John F.H. Thompson - ESG and mining – pandemic reflections
Updated: May 14, 2021
PetraScience Consultants, Vancouver, Canada
Honorary Professor of Sustainable Resources, University of Bristol, UK
In spite of uncertainty during the pandemic, interest in ESG continued and even accelerated with increasing focus from the investment community. The risks related to poor ESG performance have been documented, and while some argued that only a few projects had actually been curtailed due to ESG issues, the reality is that many are at risk, and efforts and expenditures related to ESG continue to increase. ESG challenges were illustrated by three developments in the last year.

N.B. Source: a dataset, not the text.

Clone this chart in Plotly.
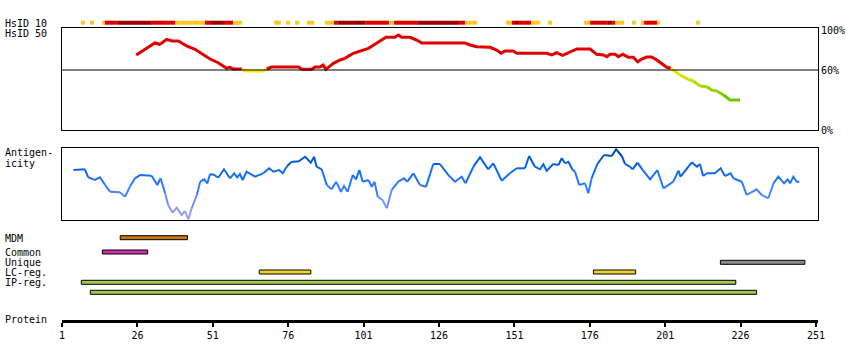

Following the Brumadinho tailings dam disaster in 2019, the International Council on Mining and Metals (ICMM), the United Nations Environment Programme (UNEP) and the UN-backed Principles for Responsible Investment (PRI) launched the Global Tailings Review. In August 2020, the Global Industry Standard on Tailings Management was released along with Towards Zero Harm, a compendium of papers. Tailings facilities represent complex systems involving mining and processing, local and regional environments, and communities. Development of the Standard therefore required broad collaboration. It remains to be seen how the Standard will improve design, management, monitoring and communication of risks.
In May 2020, a Rio Tinto iron ore operation blasted and destroyed Juuken Gorge in Western Australia, a site that had been occupied for approximately 46,000 years by Aboriginal people. The horror felt by the Puutu Kunti Kurrama and Pinikura (PKKP) people was appreciated globally, and impacted the industry widely. While some anticipated that ESG issues would lose focus during the pandemic, few thought that a company that espoused values and principles in their dealings with communities would be responsible for this disaster. Many companies will need to reset their governance and management structure to make sure that there is no repeat.
The importance of critical minerals and metals for the energy transition and climate change mitigation has been the focus of attention, policies and programs for some time. The pandemic has emphasized the risks related to global supply chains and over-reliance on limited sources. As interest in specific metals grew through 2020 and 2021, investors piled in, even supporting a SPAC for the proposed deep-sea mining of Mn-Ni-Cu-Co-bearing nodules. The argument has been made that deep seafloor mining is better than land-based mining, and the lack of affected local communities is certainly a real factor. Pitting one part of the mining or resource sector against another, however, is not a sound policy, particularly when there is so little baseline data and understanding of long term impacts in the deep sea. From an ESG perspective, this debate underlines the need for consistent approaches based on the principles of ecosystem services, landscape-scale assessment, and life cycle analysis as we strive to make the best decisions on how to provide the critical materials for society without adding to the problems that we hope to solve.